05 december 2022

The world of PPE


Personal protective equipment (PPE), safety shoes in particular, are products subject to regulations governing their availability on the market. The products are tested and standardised to ensure they comply with European Regulation 2016/425/EU. Let's take a look at the steps in the procedure that manufacturers must follow to meet the requirements of the regulation.

STEP 1 - Categorise the level of risk

The manufacturer is responsible for defining the level of risk against which the safety shoe will protect its future user. This will determine the certification rules.

There are three categories of PPE, with corresponding obligations.

- Category 1: minor risks (e.g : Wellington boots for weather risks)

- Category 2: Other minor risks (e.g.: Shoes for mechanical risks)

- Category 3: Fatal or irreversible risks (e.g.: Shoes for chemical risks or electrical insulation)

Safety shoes meet the standard for category 2. To categorise and certify these shoes in category 2, the manufacturer must go through an approved organisation. 

STEP 2 - Specify the standardisation categories corresponding to these risks and choose the appropriate standard for the PPE.

Rigorously define all risks so that the necessary standards can be specified during the certification process.

STEP 3: Choose an approved organisation to carry out the tests

Once the risk category and the standard corresponding to the product have been defined, the manufacturer’s choices must be validated through normative tests carried out by an approved organisation.

For personal protective equipment, French manufacturers mainly choose the CTC (Centre Technique du Cuir) as their approved organisation.  An approved organisation is an organisation that has been designated by a European Member Country to assess the compliance of certain products before they are made available on the EU market, as well as in all countries (e.g. Tunisia or Morocco) that use standard EN ISO 20345 / 20347 with CE marking as their standard, with the applicable essential technical requirements.

The CTC carries out mechanical and chemical tests on materials and on the product as a whole.

Approved organisations in other European countries include Intertek in Italy, SGS in Finland and Inescop in Spain.

STEP 4: Certification validation request

Once all the tests have been carried out, the manufacturer will send a technical file to the approved organisation which includes:   

> Risks covered and fields of use for the PPE

> A full description of the manufacturing process (materials, assembly sites, etc.)

> Test results confirming product compliance 

> Final standard labelling of the footwear (SB, S1, S1P...)

> Instructions for using the PPE

After assessing the technical file, the approved organisation will issue an EU certificate.

STEP 5: Proving certificate validation

 Finally, when the approved organisation has issued an EU certificate number, the manufacturer: 
> Issues its statement of compliance. A statement of compliance is the document which certifies that the product complies with the essential requirements of the regulations applicable to it, and by which its liability is engaged. You can find the statements of compliance for all Parade products by going to the product information sheets and clicking on the "documentation" button.

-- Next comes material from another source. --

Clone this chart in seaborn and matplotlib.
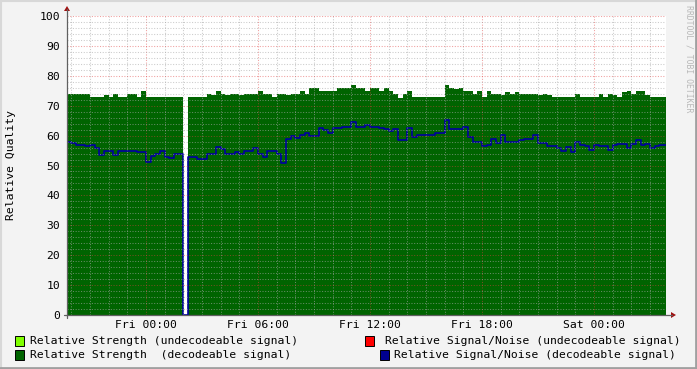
import numpy as np
import pandas as pd
import matplotlib
matplotlib.use("Agg")
import matplotlib.pyplot as plt
import seaborn as sns
from matplotlib.patches import Rectangle, Polygon
from matplotlib.lines import Line2D

# ---------------- data (hours relative to Fri 00:00, 15-minute samples) ----------------
start_hour = -4.25
step_hours = 0.25

strength = [74, 74, 74, 74, 74, 73, 73, 73, 73.5, 73,
            74, 73, 73, 74, 74, 73, 75, 73, 73, 73,
            73, 73, 73, 73, 73, np.nan, 73, 73, 73, 73,
            74, 73.5, 75, 74, 73.5, 74, 74, 73.5, 74, 74,
            74, 75, 74, 74, 73, 74, 74, 73.5, 74, 74,
            75, 74, 76, 76, 75, 75, 75, 75, 76, 76,
            76, 77, 76, 76, 75, 76, 76, 75, 76, 75,
            74, 72.5, 74, 75, 73, 73, 73, 73, 73, 73,
            73, 77, 76, 75.5, 76, 75, 75, 74, 75, 73,
            75, 74, 74, 73.5, 74.5, 74, 74.5, 74, 74, 74,
            74, 73.5, 74, 73.5, 73, 73, 73, 73, 73, 74,
            73, 73, 73, 73, 74, 73, 74, 73.5, 73, 74.5,
            75, 74, 75, 75, 73.5, 73, 73, 73, 73]

snr = [58, 57.5, 57, 57, 56.5, 57, 56, 53.5, 55, 55,
       53.5, 55, 55, 55, 55, 54.5, 54.5, 51.3, 53.2, 53.8,
       55, 53, 52.5, 54, 54, 0, 53, 53, 52.2, 52.2,
       54, 54, 56.3, 55.5, 54, 54, 54.5, 54, 55, 55,
       56, 54, 53, 55, 55, 54, 51, 59, 60, 59.2,
       60.2, 61, 60, 60, 62.7, 62, 61, 62.5, 62.5, 63,
       63, 64.6, 63, 63, 63.5, 63, 63, 62.5, 62.3, 61.5,
       62.3, 58.5, 58.5, 62.5, 59.5, 60.2, 60.2, 60.2, 60.2, 61,
       61, 65.2, 62.3, 62.3, 62.3, 63, 59.6, 58, 58, 56.5,
       57, 59, 57.6, 60.2, 58, 58, 58, 58.5, 59, 59,
       60.2, 57.6, 57.6, 56.5, 56.5, 56, 55, 56.3, 54.6, 58,
       57, 56.5, 55.3, 57, 56.5, 56.5, 55.3, 57, 57.2, 57.2,
       56, 57.2, 58.5, 57, 57.2, 56, 56.5, 57, 57]

x_tick_hours = [0, 6, 12, 18, 24]
x_tick_labels = ["Fri 00:00", "Fri 06:00", "Fri 12:00", "Fri 18:00", "Sat 00:00"]
y_tick_values = [0, 10, 20, 30, 40, 50, 60, 70, 80, 90, 100]
y_label = "Relative Quality"
watermark = "RRDTOOL / TOBI OETIKER"

legend_labels = ["Relative Strength (undecodeable signal)",
                 "Relative Signal/Noise (undecodeable signal)",
                 "Relative Strength  (decodeable signal)",
                 "Relative Signal/Noise (decodeable signal)"]
legend_colors = ["#80ff00", "#ff0000", "#006400", "#000090"]

# ---------------- figure ----------------
W, H = 697, 369
FS = 8.2
sns.set_theme(style="white")
plt.rcParams["font.family"] = ["DejaVu Sans Mono", "DejaVu Sans"]
BG = "#f3f3f3"
fig = plt.figure(figsize=(W / 100, H / 100), dpi=100, facecolor=BG)

def fx(px):
    return px / W

def fy(py):
    return 1 - py / H

L, R, T, B = 67, 666, 16, 315
ax = fig.add_axes([fx(L), fy(B), (R - L) / W, (B - T) / H])
ax.set_facecolor("white")

xmin = (L - 146) / (112 / 6)
xmax = (R - 146) / (112 / 6)

n = len(strength)
t = start_hour + step_hours * np.arange(n)
t_ext = np.append(t, xmax)
strength_ext = np.append(np.array(strength, dtype=float), strength[-1])
snr_ext = np.append(np.array(snr, dtype=float), snr[-1])

ax.fill_between(t_ext, np.nan_to_num(strength_ext), step="post",
                color="#006400", lw=0, zorder=1)

df = pd.DataFrame({"t": t_ext, "snr": snr_ext})
sns.lineplot(data=df, x="t", y="snr", ax=ax, drawstyle="steps-post",
             color="#0000a0", lw=1.2, estimator=None, sort=False, zorder=2)

ax.set_xlim(xmin, xmax)
ax.set_ylim(0, 100)

ax.set_xticks(x_tick_hours)
ax.set_xticklabels(x_tick_labels)
ax.set_xticks(np.arange(-4, 28, 1), minor=True)
ax.set_yticks(y_tick_values)
ax.set_yticklabels([str(v) for v in y_tick_values])
ax.set_yticks(np.arange(0, 101, 2), minor=True)

dots = (0, (1, 1.6))
ax.grid(which="minor", color="#a8a8a8", alpha=0.6, lw=0.75, ls=dots, zorder=3)
ax.grid(which="major", color="#e04040", alpha=0.5, lw=0.75, ls=dots, zorder=3)
ax.set_axisbelow(False)

ax.tick_params(axis="both", which="major", labelsize=FS, colors="#000000",
               length=3, width=0.8, direction="out")
ax.tick_params(axis="x", which="major", color="#808080", pad=0.5)
ax.tick_params(axis="y", which="major", color="#808080", pad=2)
ax.tick_params(axis="both", which="minor", length=2, width=0.8,
               color="#e06060", direction="out")
for lab in ax.get_xticklabels() + ax.get_yticklabels():
    lab.set_color("#000000")
ax.set_xlabel("")
ax.set_ylabel("")
for s in ax.spines.values():
    s.set_visible(False)

# axis lines with arrows
fig.add_artist(Line2D([fx(L), fx(L)], [fy(B + 3), fy(9)], color="#606060", lw=0.9))
fig.add_artist(Line2D([fx(L - 3), fx(672)], [fy(B), fy(B)], color="#606060", lw=0.9))
fig.add_artist(Polygon([[fx(L - 3), fy(11)], [fx(L + 3), fy(11)], [fx(L), fy(6)]],
                       closed=True, color="#a01010", lw=0))
fig.add_artist(Polygon([[fx(671), fy(B - 3)], [fx(671), fy(B + 3)], [fx(676), fy(B)]],
                       closed=True, color="#a01010", lw=0))

# y label
fig.text(fx(11), fy(165), y_label, rotation=90, ha="center", va="center",
         fontsize=FS, color="#000000")

# watermark
fig.text(fx(689), fy(5), watermark, rotation=270, ha="center", va="top",
         fontsize=5.9, color="#b8b8b8")

# legend
legend_pos = [(15, 30, 341), (365, 385, 341), (15, 30, 355), (380, 394, 355)]
for (bx, tx, cy), lab, col in zip(legend_pos, legend_labels, legend_colors):
    fig.add_artist(Rectangle((fx(bx), fy(cy + 5)), 9 / W, 10 / H,
                             facecolor=col, edgecolor="#000000", lw=0.7))
    fig.text(fx(tx), fy(cy), lab, ha="left", va="center", fontsize=FS,
             color="#000000")

# frame
fig.add_artist(Line2D([0, 1], [fy(0.5), fy(0.5)], color="#d8d8d8", lw=1.5))
fig.add_artist(Line2D([fx(0.5), fx(0.5)], [0, 1], color="#d8d8d8", lw=1.5))
fig.add_artist(Line2D([0, 1], [fy(368), fy(368)], color="#a0a0a0", lw=2))
fig.add_artist(Line2D([fx(696), fx(696)], [0, 1], color="#a0a0a0", lw=2))

fig.savefig("out.png", dpi=100, facecolor=BG)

> Applies the CE mark to the product in question. 

> Can market its safety shoes in the European Union. 

> Remains available to market supervisory authorities. The DGCCRF (General Directorate for Competition Policy, Consumer Affairs and Fraud Control) can carry out checks on production and products at any time. If the products inspected do not comply, the manufacturer will have to withdraw the entire range from the market.

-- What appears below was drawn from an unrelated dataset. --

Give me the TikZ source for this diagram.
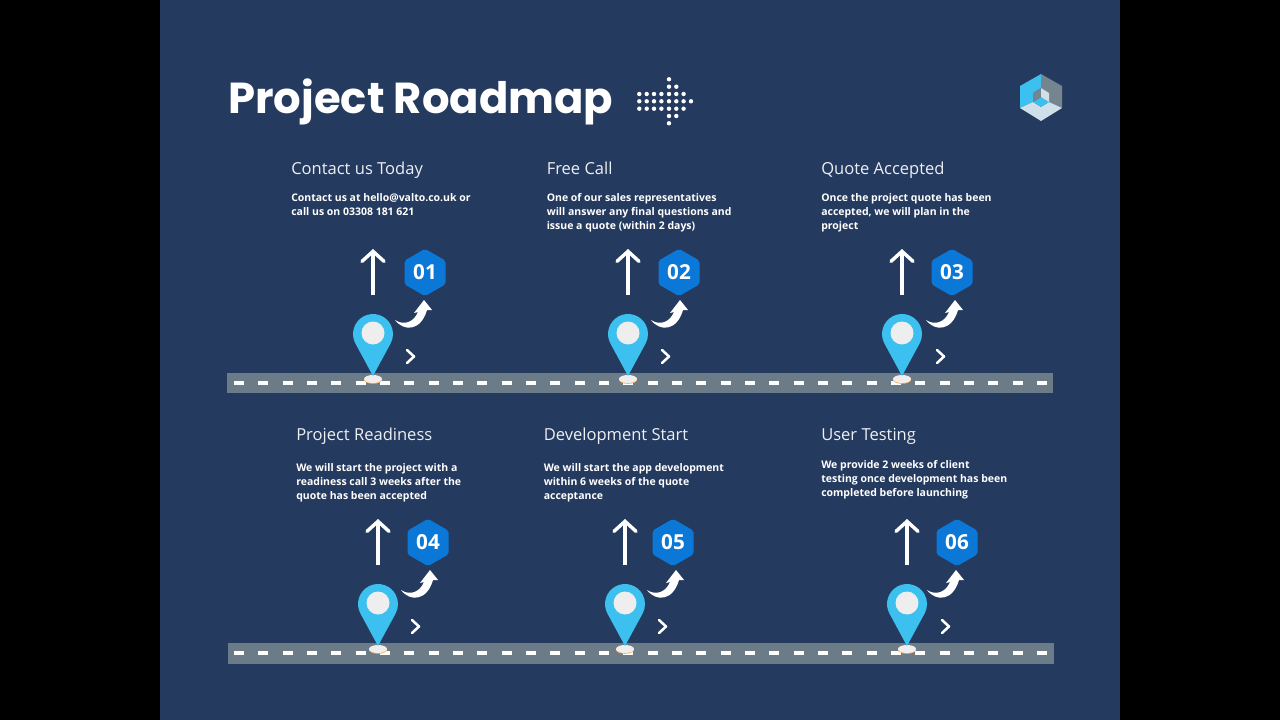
\documentclass[tikz,border=0pt]{standalone}
\usepackage{fontspec}
\setmainfont{Open Sans}
\newfontfamily\titlefont{Poppins}
\usepackage{xcolor}
\usetikzlibrary{arrows.meta,shapes.geometric}

\definecolor{panelblue}{HTML}{253A5F}
\definecolor{roadgrey}{HTML}{6B7B88}
\definecolor{pinblue}{HTML}{3BC0EF}
\definecolor{hexblue}{HTML}{0B78D8}
\definecolor{pinwhite}{HTML}{EEEEEE}
\definecolor{logogrey}{HTML}{75858F}
\definecolor{logolight}{HTML}{CFE0EA}

\tikzset{
  heading/.style={anchor=base west,inner sep=0pt,text=white!92!panelblue,font=\fontsize{12.4}{15}\selectfont},
  bodytext/.style={anchor=north west,inner sep=0pt,text=white,align=left,font=\fontsize{7.87}{10.5}\selectfont\bfseries},
  hexnum/.style={regular polygon,regular polygon sides=6,shape border rotate=30,minimum size=35.5pt,inner sep=0pt,
    rounded corners=1.5pt,fill=hexblue,text=white,font=\fontsize{15.5}{15.5}\selectfont\bfseries},
  uparrow/.style={draw=white,line width=2.6pt,-{Straight Barb[length=7.5pt,width=16.5pt,line cap=round]}},
  chevron/.style={draw=white,line width=1.9pt,line cap=round,line join=round},
  roadbed/.style={fill=roadgrey},
  roaddash/.style={draw=white,line width=2.4pt,dash pattern={on 7.5pt off 10.75pt}},
  griddot/.style={fill=white}
}

% #1 number, #2 pin x, #3 row offset, #4 hexagon x, #5 curved arrow x, #6 chevron x
\newcommand{\roadstop}[6]{
  % Up arrow
  \coordinate (foot#1) at (#2,295+#3);
  \coordinate (head#1) at (#2,249+#3);
  \draw [uparrow] (foot#1) -- (head#1);
  % Number
  \node [hexnum] (hex#1) at (#4,272.5+#3) {#1};
  % Curved arrow
  \fill [white] (#5+1,320+#3) .. controls (#5+10,332+#3) and (#5+27,331+#3) .. (#5+33,310+#3)
    -- (#5+38,310+#3) -- (#5+30,300+#3) -- (#5+20,313+#3) -- (#5+24,312+#3)
    .. controls (#5+20,322+#3) and (#5+10,326+#3) .. cycle;
  % Chevron
  \draw [chevron] (#6-3,350+#3) -- (#6+4,356.5+#3) -- (#6-3,363+#3);
  % Pin
  \fill [orange!70!white] (#2,379.8+#3) ellipse [x radius=9,y radius=4];
  \fill [pinwhite] (#2,379+#3) ellipse [x radius=9,y radius=4];
  \fill [pinblue] (#2,376+#3) -- (#2-17.7,343.3+#3) arc [start angle=152.3,end angle=387.7,radius=20] -- cycle;
  \fill [pinwhite] (#2,333+#3) circle [radius=11.5];
}

\begin{document}
\begin{tikzpicture}[x=0.75pt,y=0.75pt,yscale=-1,xscale=1]
  \useasboundingbox (0,0) rectangle (1280,720);
  \fill [black] (0,0) rectangle (1280,720);
  \fill [panelblue] (160,0) rectangle (1120,720);

  % Title
  \node [anchor=base west,inner sep=0pt,text=white,font=\titlefont\fontsize{32.5}{33}\selectfont\bfseries] (title) at (228,114) {Project Roadmap};

  % Dotted arrow
  \foreach \row in {94,101.3,108.7} {
    \foreach \col in {639.3,646.7,654,661.4,669,676.3,683.6} {
      \fill [griddot] (\col,\row) circle [radius=2.2];
    }
  }
  \fill [griddot] (691,101.3) circle [radius=2.2];
  \foreach \row in {86.7,116} {
    \fill [griddot] (669,\row) circle [radius=2.2];
    \fill [griddot] (676.3,\row) circle [radius=2.2];
  }
  \fill [griddot] (669,79.3) circle [radius=2.2];
  \fill [griddot] (669,123.3) circle [radius=2.2];

  % Logo
  \fill [pinblue] (1041,74) -- (1020,86) -- (1020,108) -- (1033,102) -- (1033,93) -- (1041,88) -- cycle;
  \fill [logogrey] (1041,74) -- (1062,86) -- (1062,108) -- (1049,102) -- (1049,93) -- (1041,88) -- cycle;
  \fill [logolight] (1020,108) -- (1041,121) -- (1062,108) -- (1049,102) -- (1041,107) -- (1033,102) -- cycle;
  \fill [pinblue] (1033,102) -- (1041,97) -- (1049,102) -- (1041,107) -- cycle;
  \fill [logogrey] (1033,93) -- (1041,88) -- (1041,97) -- (1033,102) -- cycle;
  \fill [logolight] (1041,88) -- (1049,93) -- (1049,102) -- (1041,97) -- cycle;

  % Roads
  \fill [roadbed] (227,373) rectangle (1053,393);
  \fill [roadbed] (228,643) rectangle (1054,664);
  \coordinate (roadAw) at (234,383);
  \coordinate (roadAe) at (1048,383);
  \coordinate (roadBw) at (234,653);
  \coordinate (roadBe) at (1049,653);
  \draw [roaddash] (roadAw) -- (roadAe);
  \draw [roaddash] (roadBw) -- (roadBe);

  % Stops
  \roadstop{01}{373}{0}{425}{394}{410}
  \roadstop{02}{628}{0}{679}{650}{665}
  \roadstop{03}{902}{0}{952}{925}{940}
  \roadstop{04}{378}{270}{428}{400}{415}
  \roadstop{05}{625}{270}{673}{646}{662}
  \roadstop{06}{907}{270}{957}{926}{945}

  % Headings
  \node [heading] (headA) at (291,174.5) {Contact us Today};
  \node [heading] (headB) at (546.5,174.5) {Free Call};
  \node [heading] (headC) at (821,174.5) {Quote Accepted};
  \node [heading] (headD) at (296,440) {Project Readiness};
  \node [heading] (headE) at (543.5,440) {Development Start};
  \node [heading] (headF) at (821,440) {User Testing};

  % Body text
  \node [bodytext] (bodyA) at (291,193) {Contact us at hello@valto.co.uk or\\call us on 03308 181 621};
  \node [bodytext] (bodyB) at (546.5,193) {One of our sales representatives\\will answer any final questions and\\issue a quote (within 2 days)};
  \node [bodytext] (bodyC) at (821,193) {Once the project quote has been\\accepted, we will plan in the\\project};
  \node [bodytext] (bodyD) at (296,463) {We will start the project with a\\readiness call 3 weeks after the\\quote has been accepted};
  \node [bodytext] (bodyE) at (543.5,463) {We will start the app development\\within 6 weeks of the quote\\acceptance};
  \node [bodytext] (bodyF) at (821,460) {We provide 2 weeks of client\\testing once development has been\\completed before launching};
\end{tikzpicture}
\end{document}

What is the CTC (Centre Technique du Cuir)?

Since the CTC was founded in 1899, its main ambition has been to develop and consolidate its expertise in the design, manufacture and marketing of fashion, luxury and sports goods and personal protective equipment (PPE). In fact, it was one of the first approved organisations for PPE.  

The CTC has issued over 35,000 EU certificates for safety shoes, protective gloves and protective clothing. These physical and technical tests, trials and certifications are guaranteed by ISO 17025 and ISO 17065 accreditations.

The CTC has a wide range of activities, including factory, social and environmental audits, consultancy, training and research and development.